Cornell Road Properties

City Council approved the sale of two parcels (yellow and blue in photo) to Arcadia Homes to be included in the Fairway Oaks housing project. The project sits just west of Highway 99, south of Glendale Avenue, northwest of Dry Creek and east of the Creekside 2 development.

After recent performance reviews by the City Council, City Manager Eugene Palazzo waited until the end of the March 19 meeting to announce his resignation. Palazzo gave no reason for the resignation and said he was very proud of the work he did for the city over the past three years. This past year was marked by the resignation of Finance Director Emily Boyd who was handpicked by Palazzo to head the department, a data breech at the police department due to months of back-up failures that occurred without being detected, a 300,000 gallon sewage spill that the public was not notified of, and a less than stellar audit review that included months of un-reconciled bank statements.

Council members, including the mayor, had very little to comment except to thank Palazzo for his service and wish him well.

Economic Development Director Amie Mendes asked council to approve the sale of two parcels of land near Cornell Road to Arcadia Homes, which has had plans to build a housing development of approximately 100 homes, Fairway Oaks, for the past few years.

The parcels are just west of Highway 99 and adjacent to the Fairway Oaks project.

Mendes said Arcadia Homes attempted to purchase parcel 52 from the private owner, only to find out it had over $350,000 worth of unpaid water and sewer assessments, interest, penalties and attorney fees owed to the city. With the market value only weighing in at $120,000, the land is of very little interest to any other buyers.

Mendes’ presentation also included a 5.7-acre parcel that the city originally thought could be used as an overflow parking lot for the Galt Market. Both parcels are problematic with previously accrued city assessed liens, lack of suitable access and the county island that is located within the area. There are no utilities at either property, and both would require easements from owners of the county island properties.

Mendes asked council to approve selling the 2-acre property to Arcadia for $120,000. The city would first foreclose on the property and then sell it to Arcadia.

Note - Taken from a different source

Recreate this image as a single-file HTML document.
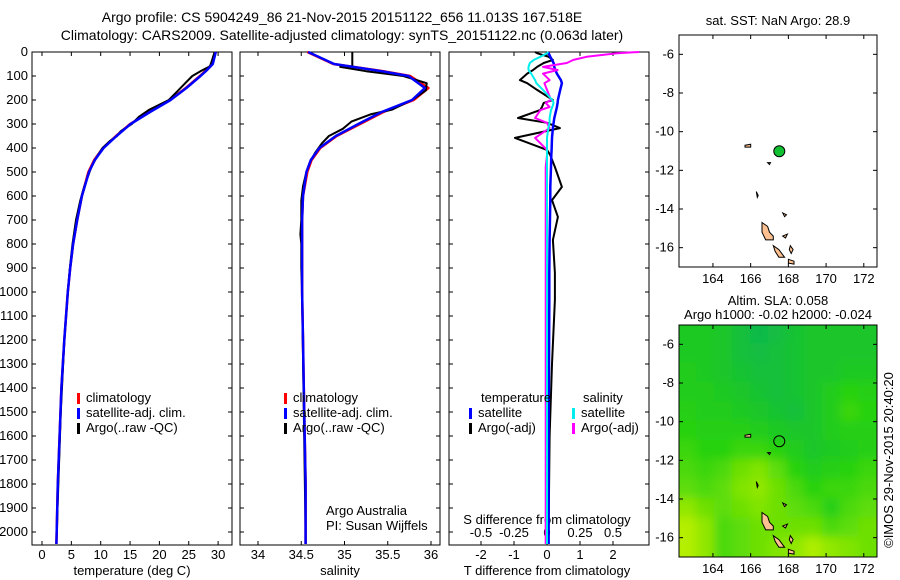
<!DOCTYPE html>
<html><head><meta charset="utf-8">
<style>
body{margin:0;background:#fff;}
svg{display:block;font-family:"Liberation Sans",sans-serif;}
text{font-size:13px;fill:#000;}
.title{font-size:14px;}
</style></head>
<body>
<svg id="fig" width="900" height="580" viewBox="0 0 900 580">
<defs><filter id="blur" x="-10%" y="-10%" width="120%" height="120%"><feGaussianBlur stdDeviation="5"/></filter>
<clipPath id="m2clip"><rect x="679" y="325" width="198" height="232"/></clipPath></defs>
<text class="title" x="342" y="22" text-anchor="middle">Argo profile: CS 5904249_86 21-Nov-2015 20151122_656 11.013S 167.518E</text>
<text class="title" x="342" y="40" text-anchor="middle">Climatology: CARS2009. Satellite-adjusted climatology: synTS_20151122.nc (0.063d later)</text>
<g id="g"></g>
</svg>
<script>
// ---- data ----
const depthClim=[0,50,80,100,150,200,250,300,350,400,450,500,600,700,800,900,1000,1200,1400,1600,1800,2000,2050];
const tempClim=[29.5,29.0,27.8,26.9,24.5,21.8,18.3,15.0,12.6,10.4,8.9,7.9,6.8,6.0,5.3,4.8,4.4,3.8,3.3,3.0,2.7,2.5,2.45];
const tempSat=[29.6,29.1,27.9,27.0,24.6,21.9,18.4,15.1,12.7,10.5,9.0,8.0,6.8,6.0,5.3,4.8,4.4,3.8,3.3,3.0,2.7,2.5,2.45];
const depthArgoT=[0,40,60,80,100,130,160,200,240,270,300,330,350,370,400,430,480,560,620,700,800,900,1000,1200,1500,2000,2050];
const tempArgo=[29.4,28.9,28.6,27.0,25.6,24.4,23.2,21.6,18.3,16.5,15.3,13.4,12.8,11.6,10.3,9.5,8.4,7.2,6.5,5.8,5.2,4.75,4.4,3.8,3.2,2.5,2.45];
const salClim=[34.57,34.87,35.45,35.76,35.97,35.8,35.45,35.18,34.91,34.72,34.62,34.57,34.52,34.51,34.51,34.51,34.51,34.52,34.53,34.54,34.55,34.55,34.55];
const salSat=[34.58,34.88,35.43,35.74,35.93,35.78,35.43,35.16,34.9,34.71,34.61,34.56,34.52,34.51,34.51,34.51,34.51,34.52,34.53,34.54,34.55,34.55,34.55];
const depthArgoS=[0,60,62,80,100,130,160,200,240,260,290,320,350,380,420,460,500,560,620,700,760,800,900,1000,1500,2000,2050];
const salArgo=[35.09,35.09,34.95,35.25,35.68,35.95,35.94,35.78,35.55,35.3,35.08,34.98,34.82,34.74,34.66,34.6,34.56,34.52,34.5,34.5,34.49,34.5,34.5,34.51,34.53,34.55,34.55];
const depthDiff=[0,5,20,33,46,62,75,90,117,130,158,200,212,229,242,275,295,317,358,408,430,479,562,617,687,783,921,1033,1300,1600,2000,2050];
const tDiffSat=[0.05,0.05,0.1,0.15,0.2,0.22,0.25,0.3,0.42,0.45,0.4,0.33,0.32,0.3,0.28,0.22,0.2,0.18,0.15,0.14,0.13,0.12,0.1,0.1,0.09,0.08,0.07,0.07,0.06,0.05,0.05,0.05];
const tDiffArgo=[-0.36,-0.3,0.05,0.18,-0.1,-0.3,-0.42,-0.6,-0.82,-0.6,-0.3,0.18,-0.1,-0.15,-0.21,-0.88,0.0,0.39,-0.97,0.0,0.1,0.24,0.45,0.15,0.33,0.18,0.24,0.24,0.15,0.08,0.05,0.05];
const sDiffSat=[0.01,0.0,-0.05,-0.1,-0.13,-0.14,-0.14,-0.12,-0.09,-0.08,-0.03,0.04,0.05,0.04,0.03,0.02,0.02,0.01,0.0,0.0,0.0,0.0,0.0,0.0,0.0,0.0,0.0,0.0,0.0,0.0,0.0,0.0];
const sDiffArgo=[0.7,0.53,0.3,0.2,0.15,-0.03,0.08,-0.03,0.02,-0.02,0.0,0.03,-0.01,0.02,-0.05,-0.09,0.0,0.02,-0.09,0.0,0.0,-0.01,-0.01,-0.01,-0.01,-0.01,-0.01,-0.01,-0.01,-0.01,-0.01,-0.01];
const depthTicks=[0,100,200,300,400,500,600,700,800,900,1000,1100,1200,1300,1400,1500,1600,1700,1800,1900,2000];
const tempTicks=[0,5,10,15,20,25,30];
const salTicks=[34,34.5,35,35.5,36];
const tdTicks=[-2,-1,0,1,2];
const tdLabels=["-2","-1","0","1","2"];
const sdTicks=[-0.5,-0.25,0,0.25,0.5];
const sdLabels=["-0.5","-0.25","0","0.25","0.5"];
const lonTicks=[164,166,168,170,172];
const latTicks=[-6,-8,-10,-12,-14,-16];
const argoLon=167.518, argoLat=-11.013;
const slaGrid=[
[0.35,0.35,0.3,0.2,0.1,0.15,0.25,0.3,0.3,0.3,0.3],
[0.35,0.35,0.3,0.2,0.15,0.2,0.25,0.3,0.3,0.3,0.3],
[0.4,0.35,0.3,0.25,0.2,0.2,0.25,0.3,0.3,0.35,0.35],
[0.4,0.4,0.35,0.3,0.25,0.2,0.25,0.3,0.4,0.5,0.45],
[0.45,0.4,0.4,0.35,0.3,0.25,0.2,0.3,0.4,0.55,0.5],
[0.5,0.45,0.45,0.45,0.4,0.35,0.3,0.3,0.4,0.45,0.45],
[0.55,0.5,0.5,0.55,0.55,0.5,0.4,0.3,0.35,0.4,0.45],
[0.6,0.55,0.6,0.7,0.75,0.65,0.5,0.4,0.45,0.5,0.55],
[0.65,0.6,0.65,0.75,0.8,0.7,0.6,0.5,0.55,0.55,0.6],
[0.8,0.7,0.65,0.7,0.75,0.7,0.65,0.6,0.45,0.6,0.65],
[0.9,0.8,0.6,0.65,0.7,0.7,0.7,0.7,0.6,0.65,0.7],
[0.9,0.8,0.6,0.65,0.7,0.75,0.8,0.88,0.8,0.75,0.7]];
const islands=[
[[166.6,-14.7],[166.9,-14.9],[167.0,-15.2],[167.2,-15.4],[167.2,-15.6],[166.8,-15.6],[166.6,-15.2]],
[[167.2,-15.9],[167.5,-16.1],[167.8,-16.5],[167.5,-16.5],[167.3,-16.2]],
[[168.0,-16.6],[168.3,-16.7],[168.3,-16.85],[168.0,-16.8]],
[[168.1,-15.9],[168.25,-16.1],[168.15,-16.3],[168.05,-16.1]],
[[167.7,-15.4],[167.95,-15.3],[167.85,-15.5]],
[[167.7,-14.2],[167.9,-14.3],[167.8,-14.4]],
[[165.7,-10.7],[166.0,-10.65],[166.0,-10.8],[165.7,-10.8]],
[[166.9,-11.6],[167.05,-11.6],[167.0,-11.7]],
[[166.3,-13.1],[166.4,-13.3],[166.35,-13.4]]];
// ---- drawing ----
const NS="http://www.w3.org/2000/svg";
const G=document.getElementById('g');
function mk(tag,attrs,parent){const e=document.createElementNS(NS,tag);for(const k in attrs)e.setAttribute(k,attrs[k]);(parent||G).appendChild(e);return e;}
function txt(x,y,s,anchor,parent){const e=mk('text',{x:x,y:y,'text-anchor':anchor||'start'},parent);e.textContent=s;return e;}
const PT=52,PB=545;
function yD(d){return 52+d*0.24;}
const xT=v=>42+v*5.87, xS=v=>258+(v-34)*86.5, xTD=v=>547+v*33, xSD=v=>547+v*132;
function panel(x0,name){const r=mk('rect',{x:x0,y:PT,width:200,height:PB-PT,fill:'none',stroke:'#000'});}
function line(xs,ds,fx,col,w,name){let p='';for(let i=0;i<xs.length;i++)p+=(i?'L':'M')+fx(xs[i]).toFixed(1)+','+yD(ds[i]).toFixed(1);const e=mk('path',{d:p,fill:'none',stroke:col,'stroke-width':w,'stroke-linejoin':'round'});}
function xticks(ticks,labels,fx,y){ticks.forEach((t,i)=>{const x=fx(t);mk('line',{x1:x,x2:x,y1:PB,y2:PB-4,stroke:'#000'});mk('line',{x1:x,x2:x,y1:PT,y2:PT+4,stroke:'#000'});const e=txt(x,y,labels[i],'middle');});}
panel(32,'temperature-panel');panel(240,'salinity-panel');panel(449,'difference-panel');
depthTicks.forEach(d=>{const y=yD(d);mk('line',{x1:32,x2:36,y1:y,y2:y,stroke:'#000'});mk('line',{x1:228,x2:232,y1:y,y2:y,stroke:'#000'});mk('line',{x1:240,x2:244,y1:y,y2:y,stroke:'#000'});mk('line',{x1:436,x2:440,y1:y,y2:y,stroke:'#000'});mk('line',{x1:449,x2:453,y1:y,y2:y,stroke:'#000'});mk('line',{x1:645,x2:649,y1:y,y2:y,stroke:'#000'});const e=txt(28,y+4,String(d),'end');});
xticks(tempTicks,tempTicks.map(String),xT,559);
xticks(salTicks,salTicks.map(String),xS,559);
xticks(tdTicks,tdLabels,xTD,559);
sdTicks.forEach((t,i)=>{const e=txt(xSD(t),537,sdLabels[i],'middle');});
let e;
e=txt(132,575,'temperature (deg C)','middle');
e=txt(340,575,'salinity','middle');
e=txt(547,575,'T difference from climatology','middle');
e=txt(547,524,'S difference from climatology','middle');
line(tempClim,depthClim,xT,'#f00',2.5,'temp-climatology-line');
line(tempArgo,depthArgoT,xT,'#000',2,'temp-argo-line');
line(tempSat,depthClim,xT,'#00f',2.5,'temp-satellite-line');
line(salClim,depthClim,xS,'#f00',2.5,'sal-climatology-line');
line(salArgo,depthArgoS,xS,'#000',2,'sal-argo-line');
line(salSat,depthClim,xS,'#00f',2.5,'sal-satellite-line');
line(tDiffArgo,depthDiff,xTD,'#000',2,'t-diff-argo-line');
line(tDiffSat,depthDiff,xTD,'#00f',2.5,'t-diff-satellite-line');
line(sDiffArgo,depthDiff,xSD,'#f0f',2,'s-diff-argo-line');
line(sDiffSat,depthDiff,xSD,'#0ee',2,'s-diff-satellite-line');
function legend(x,y,col,s,name){const r=mk('rect',{x:x,y:y-9,width:3,height:11,fill:col});const t=txt(x+9,y,s);}
[[77,'climatology'],[284,'climatology']].forEach(a=>legend(a[0],402,'#f00',a[1],'legend-climatology'));
[77,284].forEach(x=>{legend(x,417,'#00f','satellite-adj. clim.','legend-satellite');legend(x,432,'#000','Argo(..raw -QC)','legend-argo');});
e=txt(481,402,'temperature');
e=txt(583,402,'salinity');
legend(469,417,'#00f','satellite','legend-t-satellite');legend(469,432,'#000','Argo(-adj)','legend-t-argo');
legend(572,417,'#0ee','satellite','legend-s-satellite');legend(572,432,'#f0f','Argo(-adj)','legend-s-argo');
e=txt(326,515,'Argo Australia');
e=txt(326,530,'PI: Susan Wijffels');
// maps
const LON0=162.2,LON1=172.7,LAT0=-5.0,LAT1=-17.0,MX=679,MW=198,MH=232;
function mapX(l){return MX+(l-LON0)/(LON1-LON0)*MW;}
function mapY(t,top){return top+(LAT0-t)/(LAT0-LAT1)*MH;}
function col(v){const a=[10,180,90],b=[40,210,10],c=[215,245,0];let p,q,t;if(v<0.5){p=a;q=b;t=v/0.5;}else{p=b;q=c;t=(v-0.5)/0.5;}return 'rgb('+p.map((x,i)=>Math.round(x+(q[i]-x)*t)).join(',')+')';}
function map(top,name,title1,title2,field){
  if(field){const gg=mk('g',{'clip-path':'url(#m2clip)'});const gb=mk('g',{filter:'url(#blur)'},gg);
    const cw=(LON1-LON0)/slaGrid[0].length, ch=(LAT0-LAT1)/slaGrid.length;
    const nr=slaGrid.length,nc=slaGrid[0].length;
    slaGrid.forEach((row,r)=>row.forEach((v,c)=>{let x=mapX(LON0+c*cw),y=mapY(LAT0-r*ch,top);let x2=mapX(LON0+(c+1)*cw),y2=mapY(LAT0-(r+1)*ch,top);
      if(c===0)x-=15;if(r===0)y-=15;if(c===nc-1)x2+=15;if(r===nr-1)y2+=15;
      const cell=mk('rect',{x:x-1,y:y-1,width:x2-x+2,height:y2-y+2,fill:col(v)},gb);}));}
  islands.forEach(poly=>{const p=mk('polygon',{points:poly.map(q=>mapX(q[0]).toFixed(1)+','+mapY(q[1],top).toFixed(1)).join(' '),fill:'#fdc090',stroke:'#000','stroke-width':1});});
  const c=mk('circle',{cx:mapX(argoLon),cy:mapY(argoLat,top),r:5.5,fill:field?'none':'#10c030',stroke:'#000'});
  const r=mk('rect',{x:MX,y:top,width:MW,height:MH,fill:'none',stroke:'#000'});
  lonTicks.forEach(l=>{const x=mapX(l);mk('line',{x1:x,x2:x,y1:top,y2:top+4,stroke:'#000'});mk('line',{x1:x,x2:x,y1:top+MH,y2:top+MH-4,stroke:'#000'});const t=txt(x,top+MH+16,String(l),'middle');});
  latTicks.forEach(l=>{const y=mapY(l,top);mk('line',{x1:MX,x2:MX+4,y1:y,y2:y,stroke:'#000'});mk('line',{x1:MX+MW,x2:MX+MW-4,y1:y,y2:y,stroke:'#000'});const t=txt(MX-5,y+4,String(l),'end');});
  let t=txt(778,top-(title2?20:10),title1,'middle');
  if(title2){t=txt(778,top-6,title2,'middle');}
}
map(35,'sst-map','sat. SST: NaN Argo: 28.9',null,false);
map(325,'sla-map','Altim. SLA: 0.058','Argo h1000: -0.02 h2000: -0.024',true);
e=txt(0,0,'©IMOS 29-Nov-2015 20:40:20','middle');e.setAttribute('transform','translate(893,460) rotate(-90)');
</script>
</body></html>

The city will pay for foreclosure, consulting and legal fees to the tune of approximately $36,000 and $20,000 in taxes and fees. If the deal goes through, $64,000 will go to the city’s sewer and water funds.

The 5.7-acre parcel is already owned by the city. Mendes said both parcels were appraised at $60,000 per acre. The city paid $132,000 for the 5.7-acre property in 2002 and paid Assessment District 1999-1 the amount of the back liens for a total investment of $398,501. Mendes said the city has been out the cost of maintaining the property without a purpose for keeping it.

The original agreement with Arcadia Homes for the 5.7 acres was a selling price of $340,000, but after council members heard from a number of concerned citizens, Vice Mayor Farmer voiced his concerns to Mendes. Mendes went back to Arcadia Homes and they agreed to settle for a $356,000 selling price. Proceeds from the sale will go to the Parks and Recreation Department.

Council member Rich Lozano thanked Mendes for her hard work since the city would “never recover” money owed on the properties.

Vice Mayor Farmer said, “What we’re getting is fair. I look at this as infill. It will help property values in the area and money to our Parks and Rec. For these reasons, I support it.”

Arcadia Homes spokesman Mike Oliver thanked the council for their 4-0 approval. Council member Curt Campion was absent due to a death in his family.

“It’s been a long process,” Oliver said. “It’s been a joy working with you. It’s a complicated property, as you know, and still a need for annexation. I want to thank the staff and Mr. Palazzo. We appreciate everyone’s efforts.”

Community Development Director Chris Erias gave a presentation on the 2030 Galt General Plan and Housing, which must be filed with the state. Erias said there are requirements in 10 categories that all California cities must meet, including housing, safety, conservation and open spaces, land use and noise. The city has liberties to add their own categories and identify needs of public facilities and services, community character, economic development and historical uses.

Galt must identify its sphere of influence, which extends north of Twin Cities Road, east of Cherokee Road and west of Sargent Road. It must also show efforts to meet the regional housing needs, including low and moderate income housing efforts, and show all entitled projects.

“We don’t have to build the homes,” Erias said. “We do have to have land suitable to build those (moderate- to low-income) homes. We just haven’t had a proposal for affordable homes come to us.”

Erias said he expects to see more stringent protocols for housing coming down from the Governor, including more low-income housing as infill projects.

“I see in the future we are going to have to provide some incentives for affordable projects,” Erais said. “We have encouraged infill. That’s where we’ve done a great job.”

Erias said some cities require developers to include a percentage of their homes earmarked for low- to moderate-income families. Low-income families are identified as at 50 percent of the area’s median income. Erias said our area’s median income is around $80,000 per year for a four-member family, which would put a low-income family at $40,000 per year.